AIM OF THE EXERCISE.
Write out the opening lines of the data word for word, up to and including the line with "const rightTicks=[0,20,40,60,80,100,120];", and leave every picture and every later line out.

=== SOURCE MATERIAL ===

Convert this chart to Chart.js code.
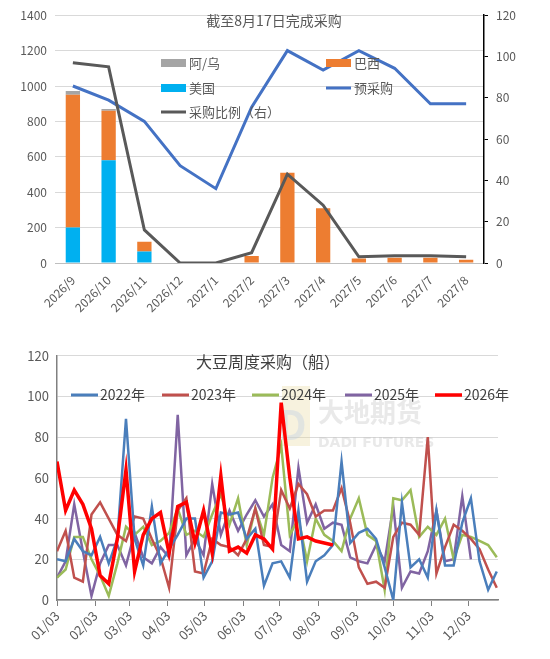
<!DOCTYPE html>
<html><head><meta charset="utf-8">
<script src="https://cdn.jsdelivr.net/npm/chart.js@4.4.0/dist/chart.umd.min.js"></script>
<style>body{margin:0;background:#fff;width:550px;height:659px;overflow:hidden;font-family:"Noto Sans CJK SC";}
#a{position:absolute;left:0;top:0;width:550px;height:320px}#b{position:absolute;left:0;top:340px;width:550px;height:319px}</style>
</head><body>
<div id="a"><canvas id="c1"></canvas></div><div id="b"><canvas id="c2"></canvas></div>
<script>
const months=['2026/9','2026/10','2026/11','2026/12','2027/1','2027/2','2027/3','2027/4','2027/5','2027/6','2027/7','2027/8'];
const usa=[200,580,65,0,0,0,0,0,0,0,0,0];
const brazil=[750,280,55,0,0,40,510,310,25,30,30,18];
const argUru=[22,10,0,0,0,0,0,0,0,0,0,0];
const preBuy=[1000,920,800,550,420,880,1200,1090,1200,1100,900,900];
const ratio=[97,95,16,0,0,5,43,28,3,3.5,3.5,3];
const leftTicks=[0,200,400,600,800,1000,1200,1400];
const rightTicks=[0,20,40,60,80,100,120];

const weekLabels=['01/03','02/03','03/03','04/03','05/03','06/03','07/03','08/03','09/03','10/03','11/03','12/03'];
const weekTickDays=[0,31,59,90,120,151,181,212,243,273,304,334];
const y2022=[20,19,30,24,22,31,18,30,89,30,17,46,18,25,32,40,40,11,19,43,42,43,30,35,7,18,19,11,44,9,19,22,27,68,28,33,35,30,16,0,48,16,20,11,44,17,17,38,50,19,5,14];
const y2023=[24,34,11,9,42,48,40,32,29,41,40,30,21,6,44,50,14,13,30,27,26,22,30,45,27,26,54,45,57,52,41,44,44,55,38,16,8,9,6,31,38,37,32,80,13,26,37,34,30,25,15,6];
const y2024=[11,15,31,31,20,12,2,18,36,32,36,27,29,33,45,32,34,31,42,52,37,50,27,45,32,60,76,32,40,19,40,32,29,24,40,50,32,29,5,50,49,54,31,36,32,40,20,32,31,29,27,21];
const y2025=[11,19,47,24,2,18,27,27,17,33,21,18,26,21,91,22,30,22,57,32,44,34,42,49,41,47,27,24,65,38,47,35,38,37,21,19,18,27,19,46,6,14,13,24,44,19,20,51,20];
const y2026=[68,44,54,47,35,12,8,30,64,14,32,40,43,23,46,48,28,44,23,61,24,26,23,32,30,25,97,60,30,31,29,28,27];

const FONT='"Noto Sans CJK SC"';
const GRAY='#595959';
Chart.defaults.font.family=FONT;
Chart.defaults.animation=false;

function fixW(w){return function(s){s.width=w;};}
function fixH(h){return function(s){s.height=h;};}
const plain=v=>String(v);

const leg1={id:'leg1',afterDraw(c){const x=c.ctx;x.save();x.fillStyle=GRAY;x.textBaseline='middle';
 x.textAlign='center';x.font='14px '+FONT;x.fillText('截至8月17日完成采购',274,21);
 x.font='13px '+FONT;x.textAlign='left';
 const items=[['rect','#A5A5A5','阿/乌',161,63],['rect','#00B0F0','美国',161,88],['line','#595959','采购比例（右）',161,112],['rect','#ED7D31','巴西',326,63],['line','#4472C4','预采购',326,88]];
 for(const [t,col,txt,px,py] of items){x.fillStyle=col;x.strokeStyle=col;
  if(t==='rect'){x.fillRect(px,py-4,25,8);}else{x.lineWidth=3;x.beginPath();x.moveTo(px,py);x.lineTo(px+25,py);x.stroke();}
  x.fillStyle=GRAY;x.fillText(txt,px+28,py);}
 x.restore();}};

new Chart(document.getElementById('c1'),{data:{labels:months,datasets:[
 {type:'line',label:'预采购',data:preBuy,borderColor:'#4472C4',borderWidth:3,pointRadius:0,yAxisID:'y',order:1},
 {type:'line',label:'采购比例（右）',data:ratio,borderColor:'#595959',borderWidth:3,pointRadius:0,yAxisID:'y1',order:0},
 {type:'bar',label:'美国',data:usa,backgroundColor:'#00B0F0',stack:'s',yAxisID:'y',order:2},
 {type:'bar',label:'巴西',data:brazil,backgroundColor:'#ED7D31',stack:'s',yAxisID:'y',order:2},
 {type:'bar',label:'阿/乌',data:argUru,backgroundColor:'#A5A5A5',stack:'s',yAxisID:'y',order:2}]},
 options:{responsive:true,maintainAspectRatio:false,layout:{padding:{top:10,bottom:0,left:0,right:0}},
  datasets:{bar:{barPercentage:0.4,categoryPercentage:1}},
  plugins:{legend:{display:false},tooltip:{enabled:false}},
  scales:{x:{stacked:true,afterFit:fixH(57),grid:{display:false},border:{color:'#BFBFBF'},ticks:{color:GRAY,font:{size:12},maxRotation:45,minRotation:45,padding:2}},
   y:{stacked:true,min:0,max:1400,afterFit:fixW(55),afterBuildTicks(s){s.ticks=leftTicks.map(v=>({value:v}));},grid:{color:'#D9D9D9',lineWidth:1,drawTicks:false},border:{display:false},ticks:{color:GRAY,font:{size:12},padding:8,callback:plain}},
   y1:{position:'right',min:0,max:120,afterFit:fixW(66),afterBuildTicks(s){s.ticks=rightTicks.map(v=>({value:v}));},grid:{drawOnChartArea:false,color:'#000',tickLength:4},border:{color:'#000',width:1.5},ticks:{color:GRAY,font:{size:12},padding:8,callback:plain}}}},
 plugins:[leg1]});

const toPts=a=>a.map((v,i)=>({x:i*7,y:v}));
const cols=['#4A7EBB','#C0504D','#9BBB59','#8064A2','#FF0000'];
const names=['2022年','2023年','2024年','2025年','2026年'];
const leg2={id:'leg2',beforeDatasetsDraw(c){const x=c.ctx;x.save();
 x.globalAlpha=0.35;x.fillStyle='#E8D9A0';x.fillRect(282,46,28,60);x.fillStyle='#B9CCE4';x.font='bold 40px '+FONT;x.fillText('D',278,100);
 x.fillStyle='#BFBFBF';x.font='bold 26px '+FONT;x.textBaseline='alphabetic';x.fillText('大地期货',318,82);
 x.font='bold 14px "DejaVu Sans"';x.fillText('DADI FUTURES',318,107);x.restore();},
 afterDraw(c){const x=c.ctx;x.save();x.fillStyle='#404040';x.textBaseline='middle';x.textAlign='center';x.font='16px '+FONT;x.fillText('大豆周度采购（船）',268,22);
 x.font='14px '+FONT;x.textAlign='left';const xs=[71,162,252,345,435];
 for(let i=0;i<5;i++){x.strokeStyle=cols[i];x.lineWidth=i===4?3.5:3;x.beginPath();x.moveTo(xs[i],55);x.lineTo(xs[i]+27,55);x.stroke();x.fillStyle='#404040';x.fillText(names[i],xs[i]+29,55);}
 x.restore();}};

new Chart(document.getElementById('c2'),{type:'line',data:{datasets:[y2022,y2023,y2024,y2025,y2026].map((d,i)=>({label:names[i],data:toPts(d),borderColor:cols[i],borderWidth:i===4?3.5:2.5,pointRadius:0,tension:0,order:i===4?0:1}))},
 options:{responsive:true,maintainAspectRatio:false,layout:{padding:{top:9,right:52}},plugins:{legend:{display:false},tooltip:{enabled:false}},
  scales:{x:{type:'linear',min:0,max:358,afterFit:fixH(59),afterBuildTicks(s){s.ticks=weekTickDays.map(v=>({value:v}));},
    ticks:{color:GRAY,font:{size:13},maxRotation:45,minRotation:45,padding:2,callback:(v)=>weekLabels[weekTickDays.indexOf(v)]},grid:{drawOnChartArea:false,color:'#808080',tickLength:6},border:{color:'#808080',width:1.5}},
   y:{min:0,max:120,afterFit:fixW(57),afterBuildTicks(s){s.ticks=[0,20,40,60,80,100,120].map(v=>({value:v}));},grid:{color:'#D9D9D9',drawTicks:false},border:{color:'#808080',width:1.5},ticks:{color:GRAY,font:{size:13},padding:8,callback:plain}}}},
 plugins:[leg2]});
</script></body></html>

===

COMPLETE RESPONSE.
Convert this chart to Chart.js code.
<!DOCTYPE html>
<html><head><meta charset="utf-8">
<script src="https://cdn.jsdelivr.net/npm/chart.js@4.4.0/dist/chart.umd.min.js"></script>
<style>body{margin:0;background:#fff;width:550px;height:659px;overflow:hidden;font-family:"Noto Sans CJK SC";}
#a{position:absolute;left:0;top:0;width:550px;height:320px}#b{position:absolute;left:0;top:340px;width:550px;height:319px}</style>
</head><body>
<div id="a"><canvas id="c1"></canvas></div><div id="b"><canvas id="c2"></canvas></div>
<script>
const months=['2026/9','2026/10','2026/11','2026/12','2027/1','2027/2','2027/3','2027/4','2027/5','2027/6','2027/7','2027/8'];
const usa=[200,580,65,0,0,0,0,0,0,0,0,0];
const brazil=[750,280,55,0,0,40,510,310,25,30,30,18];
const argUru=[22,10,0,0,0,0,0,0,0,0,0,0];
const preBuy=[1000,920,800,550,420,880,1200,1090,1200,1100,900,900];
const ratio=[97,95,16,0,0,5,43,28,3,3.5,3.5,3];
const leftTicks=[0,200,400,600,800,1000,1200,1400];
const rightTicks=[0,20,40,60,80,100,120];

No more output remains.